COMMENT:THE POLITICS OF SUNLIGHT

It is the consensus of medical opinion that the risks of skin cancer, including malignant melanoma, are increased by exposure to the


ultraviolet component of sunlight. This view is the basis of the public health campaign which urges people to protect themselves from the sun using high-factor sunscreens whenever they expose themselves. The reason for the campaign is that the incidence of melanoma in the UK has increased steadily since the 1930s.


But is this campaign well-founded? Melanoma is in fact more common in indoor than in outdoor workers, in contrast to other types of skin cancer (J of Royal College of Physicians, April 1987). The simplest explanation of this would be that UV exposure actually reduces the risk of melanoma. Nevertheless, scientists argue that the increase in melanoma is “probably” due to intermittent high exposure to sunlight rather than chronic exposure. This argument is supported by the observation that only since the 1920s have people wanted suntans; before that, a pale skin was a sign of higher social class, and only outdoor workers were suntanned. This social trend seems to coincide with the serious increase in melanoma over the same period.


What is the evidence? Sorahan and Grimley carried out a study (Br J Cancer, 1985; 52: 765-769) of 58 cases of malignant melanoma to test whether the disease was associated with “taking holidays abroad in a hot climate” and other possible factors. They found a statistically significant association with the type of skin that burns easily, bouts of painful sunburn and a number of moles but no such association with intense, intermittent exposure during holidays.


This finding is not mentioned in the summary of their paper; clearly they are embarrassed by their failure to confirm the consensus view. Scientists reacted to this finding, not by questioning the consensus, but by inserting the word “probably” into all their assertions about the etiology of melanoma.


Scientists forget that the human body evolved in sunny conditions, long before we started wearing clothes or living in houses.


An alternative hypothesis is that the effect of UV on the body is non-linear; that very high and low exposures can both be harmful, and that moderate exposure is healthy. This implies that the effect of UV is complex, with both helpful and harmful components. Some helpful effects are well known: UV is essential to the synthesis of vitamin D in the body, but most scientists see this as relatively unimportant, because vitamin D can also be obtained from the diet. Helpful effects of sunlight on cancer have not been much explored.


One scientist who did consider this possibility was Dr S Peller, who analyzed all cancer deaths in the US Navy in the years 1929-1946 (American Journal of Medical Science, 1937; 194: 326-33). He found that Navy personnel on active service had three times the skin cancer mortality of the civil US population of comparable ages, but only 56 per cent of the total death rate from cancer. He saw an obvious connection with the greater amount of sunlight to which men serving on the Navy at that time were exposed. This study strongly suggests that UV does have a duel effect, with the helpful component predominating in internal cancers, and the harmful component in skin cancers.

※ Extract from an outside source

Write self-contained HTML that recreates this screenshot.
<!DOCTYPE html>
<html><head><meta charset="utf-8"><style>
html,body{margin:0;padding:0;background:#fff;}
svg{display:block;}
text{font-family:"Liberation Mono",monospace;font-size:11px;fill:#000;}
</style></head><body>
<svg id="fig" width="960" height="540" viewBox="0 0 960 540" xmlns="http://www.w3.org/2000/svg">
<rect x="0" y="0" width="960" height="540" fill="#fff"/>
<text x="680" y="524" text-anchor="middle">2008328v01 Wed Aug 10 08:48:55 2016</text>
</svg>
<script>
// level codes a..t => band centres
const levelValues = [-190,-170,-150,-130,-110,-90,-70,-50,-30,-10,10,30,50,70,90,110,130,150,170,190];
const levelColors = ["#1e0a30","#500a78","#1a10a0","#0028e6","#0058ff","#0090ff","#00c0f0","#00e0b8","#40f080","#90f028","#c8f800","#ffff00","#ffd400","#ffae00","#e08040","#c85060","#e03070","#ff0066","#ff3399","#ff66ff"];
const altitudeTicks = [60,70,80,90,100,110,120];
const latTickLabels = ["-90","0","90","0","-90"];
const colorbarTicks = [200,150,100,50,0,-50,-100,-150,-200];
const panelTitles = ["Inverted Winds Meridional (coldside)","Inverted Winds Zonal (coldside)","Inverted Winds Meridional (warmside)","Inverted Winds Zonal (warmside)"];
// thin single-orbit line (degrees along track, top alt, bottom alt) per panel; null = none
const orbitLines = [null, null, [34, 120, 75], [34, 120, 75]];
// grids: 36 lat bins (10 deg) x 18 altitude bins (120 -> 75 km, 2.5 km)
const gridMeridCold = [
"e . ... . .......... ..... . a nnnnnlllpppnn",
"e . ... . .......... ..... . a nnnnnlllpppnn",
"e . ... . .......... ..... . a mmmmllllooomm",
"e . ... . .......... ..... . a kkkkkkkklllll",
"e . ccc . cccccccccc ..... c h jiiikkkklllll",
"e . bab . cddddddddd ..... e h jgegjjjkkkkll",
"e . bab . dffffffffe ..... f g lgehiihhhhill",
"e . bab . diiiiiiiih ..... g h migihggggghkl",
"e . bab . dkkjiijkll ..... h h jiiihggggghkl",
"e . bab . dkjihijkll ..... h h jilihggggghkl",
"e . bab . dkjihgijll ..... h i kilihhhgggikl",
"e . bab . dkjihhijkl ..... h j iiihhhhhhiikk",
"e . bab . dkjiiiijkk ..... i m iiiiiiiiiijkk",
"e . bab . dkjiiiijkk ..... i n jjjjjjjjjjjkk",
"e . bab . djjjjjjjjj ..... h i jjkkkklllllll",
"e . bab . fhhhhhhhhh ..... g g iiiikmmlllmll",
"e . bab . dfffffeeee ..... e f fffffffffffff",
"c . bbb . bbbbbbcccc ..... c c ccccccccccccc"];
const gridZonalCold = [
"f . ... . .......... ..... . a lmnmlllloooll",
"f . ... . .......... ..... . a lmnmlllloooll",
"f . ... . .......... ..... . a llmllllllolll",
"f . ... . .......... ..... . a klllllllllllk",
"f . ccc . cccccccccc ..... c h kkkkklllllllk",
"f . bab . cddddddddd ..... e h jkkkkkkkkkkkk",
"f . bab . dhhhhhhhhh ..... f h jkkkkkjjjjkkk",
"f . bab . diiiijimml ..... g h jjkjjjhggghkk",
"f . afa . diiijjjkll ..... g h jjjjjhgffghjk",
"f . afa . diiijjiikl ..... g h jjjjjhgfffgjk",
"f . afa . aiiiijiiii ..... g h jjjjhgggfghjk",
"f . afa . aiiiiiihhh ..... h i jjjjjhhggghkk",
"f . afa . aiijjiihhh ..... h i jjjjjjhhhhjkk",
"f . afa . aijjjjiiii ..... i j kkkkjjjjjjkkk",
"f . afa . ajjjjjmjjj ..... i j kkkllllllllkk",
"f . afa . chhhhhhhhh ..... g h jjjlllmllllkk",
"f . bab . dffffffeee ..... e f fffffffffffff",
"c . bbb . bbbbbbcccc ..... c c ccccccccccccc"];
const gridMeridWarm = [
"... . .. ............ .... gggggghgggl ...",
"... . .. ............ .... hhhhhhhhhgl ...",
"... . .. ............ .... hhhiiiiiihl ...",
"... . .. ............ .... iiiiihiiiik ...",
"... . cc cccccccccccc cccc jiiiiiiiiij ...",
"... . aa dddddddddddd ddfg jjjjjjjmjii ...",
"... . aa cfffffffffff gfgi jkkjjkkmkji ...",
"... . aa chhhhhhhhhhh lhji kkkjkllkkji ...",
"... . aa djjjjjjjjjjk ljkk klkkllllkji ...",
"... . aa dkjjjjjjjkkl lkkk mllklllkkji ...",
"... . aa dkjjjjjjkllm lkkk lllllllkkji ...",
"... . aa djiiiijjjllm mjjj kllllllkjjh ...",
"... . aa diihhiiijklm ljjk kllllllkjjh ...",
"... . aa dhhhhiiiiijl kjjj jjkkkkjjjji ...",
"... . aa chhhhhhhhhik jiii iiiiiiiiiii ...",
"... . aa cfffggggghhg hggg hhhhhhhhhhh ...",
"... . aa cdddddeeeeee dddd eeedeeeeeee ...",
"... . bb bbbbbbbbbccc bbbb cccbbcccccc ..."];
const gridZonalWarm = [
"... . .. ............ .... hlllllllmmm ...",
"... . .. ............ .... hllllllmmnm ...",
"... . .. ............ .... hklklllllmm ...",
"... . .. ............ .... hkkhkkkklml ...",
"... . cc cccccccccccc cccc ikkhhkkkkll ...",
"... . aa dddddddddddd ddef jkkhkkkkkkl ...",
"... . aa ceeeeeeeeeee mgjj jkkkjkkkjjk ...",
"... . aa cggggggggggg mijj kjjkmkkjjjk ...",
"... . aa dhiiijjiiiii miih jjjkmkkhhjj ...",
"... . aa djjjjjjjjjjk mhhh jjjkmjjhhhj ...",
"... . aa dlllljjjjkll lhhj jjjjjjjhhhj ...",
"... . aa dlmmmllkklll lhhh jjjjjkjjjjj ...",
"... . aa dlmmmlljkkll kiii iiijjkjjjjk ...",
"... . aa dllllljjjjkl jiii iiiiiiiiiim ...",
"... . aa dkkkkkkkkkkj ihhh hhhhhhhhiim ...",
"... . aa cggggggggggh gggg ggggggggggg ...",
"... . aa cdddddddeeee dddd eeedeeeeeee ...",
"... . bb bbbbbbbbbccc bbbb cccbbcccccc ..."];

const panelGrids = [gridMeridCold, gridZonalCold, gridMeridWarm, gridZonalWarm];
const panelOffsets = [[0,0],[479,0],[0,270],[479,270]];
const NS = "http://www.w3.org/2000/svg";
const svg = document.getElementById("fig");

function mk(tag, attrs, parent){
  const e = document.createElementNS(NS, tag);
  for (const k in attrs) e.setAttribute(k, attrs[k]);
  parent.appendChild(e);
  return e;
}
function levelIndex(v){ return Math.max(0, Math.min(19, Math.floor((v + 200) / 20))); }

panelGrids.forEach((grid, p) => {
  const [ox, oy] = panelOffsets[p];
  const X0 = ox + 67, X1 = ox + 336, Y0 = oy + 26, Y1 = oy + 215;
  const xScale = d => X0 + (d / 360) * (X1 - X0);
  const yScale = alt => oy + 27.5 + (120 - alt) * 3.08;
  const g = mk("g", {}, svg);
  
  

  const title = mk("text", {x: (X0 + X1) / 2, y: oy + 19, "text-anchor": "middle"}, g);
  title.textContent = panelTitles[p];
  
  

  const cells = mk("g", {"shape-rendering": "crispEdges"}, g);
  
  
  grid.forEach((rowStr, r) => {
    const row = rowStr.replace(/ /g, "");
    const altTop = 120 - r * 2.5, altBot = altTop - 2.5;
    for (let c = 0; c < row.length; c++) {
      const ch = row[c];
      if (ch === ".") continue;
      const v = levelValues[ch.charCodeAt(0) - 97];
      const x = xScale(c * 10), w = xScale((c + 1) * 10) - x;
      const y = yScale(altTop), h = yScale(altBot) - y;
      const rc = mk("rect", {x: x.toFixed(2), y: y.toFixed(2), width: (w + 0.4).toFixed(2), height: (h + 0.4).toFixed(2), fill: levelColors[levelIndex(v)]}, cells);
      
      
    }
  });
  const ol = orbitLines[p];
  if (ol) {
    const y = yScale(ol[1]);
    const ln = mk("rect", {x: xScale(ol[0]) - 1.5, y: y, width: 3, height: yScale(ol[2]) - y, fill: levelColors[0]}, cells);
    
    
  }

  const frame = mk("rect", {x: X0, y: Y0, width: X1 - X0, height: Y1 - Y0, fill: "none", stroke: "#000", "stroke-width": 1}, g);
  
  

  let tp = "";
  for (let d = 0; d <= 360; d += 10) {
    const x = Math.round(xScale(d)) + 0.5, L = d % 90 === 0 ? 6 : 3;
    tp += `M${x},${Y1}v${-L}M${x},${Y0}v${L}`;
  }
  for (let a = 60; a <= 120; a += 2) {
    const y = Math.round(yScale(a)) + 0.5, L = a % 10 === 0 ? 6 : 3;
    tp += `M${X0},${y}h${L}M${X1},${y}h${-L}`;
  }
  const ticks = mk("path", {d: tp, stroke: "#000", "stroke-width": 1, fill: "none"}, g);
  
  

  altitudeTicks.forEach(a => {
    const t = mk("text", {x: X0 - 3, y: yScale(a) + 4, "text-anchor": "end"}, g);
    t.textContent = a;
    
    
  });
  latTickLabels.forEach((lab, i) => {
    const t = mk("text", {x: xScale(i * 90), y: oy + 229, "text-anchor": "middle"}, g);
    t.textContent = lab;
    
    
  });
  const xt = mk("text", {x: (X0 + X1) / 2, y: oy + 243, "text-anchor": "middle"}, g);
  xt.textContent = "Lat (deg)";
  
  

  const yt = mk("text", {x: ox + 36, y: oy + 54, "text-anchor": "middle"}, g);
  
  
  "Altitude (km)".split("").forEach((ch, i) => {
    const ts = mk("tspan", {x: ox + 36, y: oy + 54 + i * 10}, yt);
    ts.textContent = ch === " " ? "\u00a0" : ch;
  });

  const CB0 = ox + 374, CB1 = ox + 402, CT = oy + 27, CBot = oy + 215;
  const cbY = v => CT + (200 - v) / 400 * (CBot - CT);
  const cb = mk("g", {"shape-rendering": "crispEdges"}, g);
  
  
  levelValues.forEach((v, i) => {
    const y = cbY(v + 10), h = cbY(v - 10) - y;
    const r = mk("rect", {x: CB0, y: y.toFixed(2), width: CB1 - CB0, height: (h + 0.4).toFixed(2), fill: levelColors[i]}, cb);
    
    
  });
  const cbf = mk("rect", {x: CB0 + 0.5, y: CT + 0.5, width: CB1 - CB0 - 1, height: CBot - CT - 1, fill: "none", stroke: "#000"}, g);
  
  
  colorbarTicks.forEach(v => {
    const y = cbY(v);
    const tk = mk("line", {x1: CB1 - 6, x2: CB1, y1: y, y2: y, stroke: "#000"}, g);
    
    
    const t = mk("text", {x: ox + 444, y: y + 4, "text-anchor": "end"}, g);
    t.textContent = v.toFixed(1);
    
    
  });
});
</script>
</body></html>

If this is true, the current health education campaign may be misguided. If people avoid the sun and use high-factor sunscreens, the effect may be to increase the incidence of other fatal cancers.


How did connections between increased UV exposure and increased incidence of melanoma come about? The genesis of the campaign was the melanoma research by Dr Rona MacKie in Scotland, and its welcome by members of the British Photodermatology Group. Dermatologists see patients with many skin complaints that are clearly related to UV exposure, though some of these same complaints also respond to treatment with narrow-range UV radiation, either UVA or UVB. Dermatologists are not concerned with internal cancers; their interest in the body is literally skin-deep. Dr MacKie’s 1987 paper was guarded about the etiology of melanoma, but recommended sunscreens for people with the type of skin that burns easily, mainly because some melanoma patients had a history of bad sunburn. The paper was issued as a report of the Royal College of Physicians.


The cause was then taken up by the Cancer Research Campaign. Their pamphlet is based quite closely on Dr MacKie’s paper, even saying “we do not know whether prolonged exposure to UVA is linked with melanoma”, but it puts across a much stronger message. It recommends sunscreens without reservation, adding the assertion “although UVA does not burn the skin, it can do hidden damage inside it”.


Most doctors and scientists know little about skin cancer, and have


not read any of the original papers. Scientific knowledge of the etiology of skin cancer is incomplete. If there is a consensus, it has not come about through the impersonal dissemination of scientific data, but through an essentially political process doctors have been persuaded to adopt the opinions of a small group of dermatologists as proven facts. The Cancer Research Campaign has committed extensive resources to promote this view, and has incidentally gained much useful publicity for itself.


The danger is that assumptions about the harmful effects of UV are now limiting the scope by narrowing the range of questions that people ask, and blocking other avenues which could be fruitful. Do we know so much about cancer that we can afford to limit our research in this way?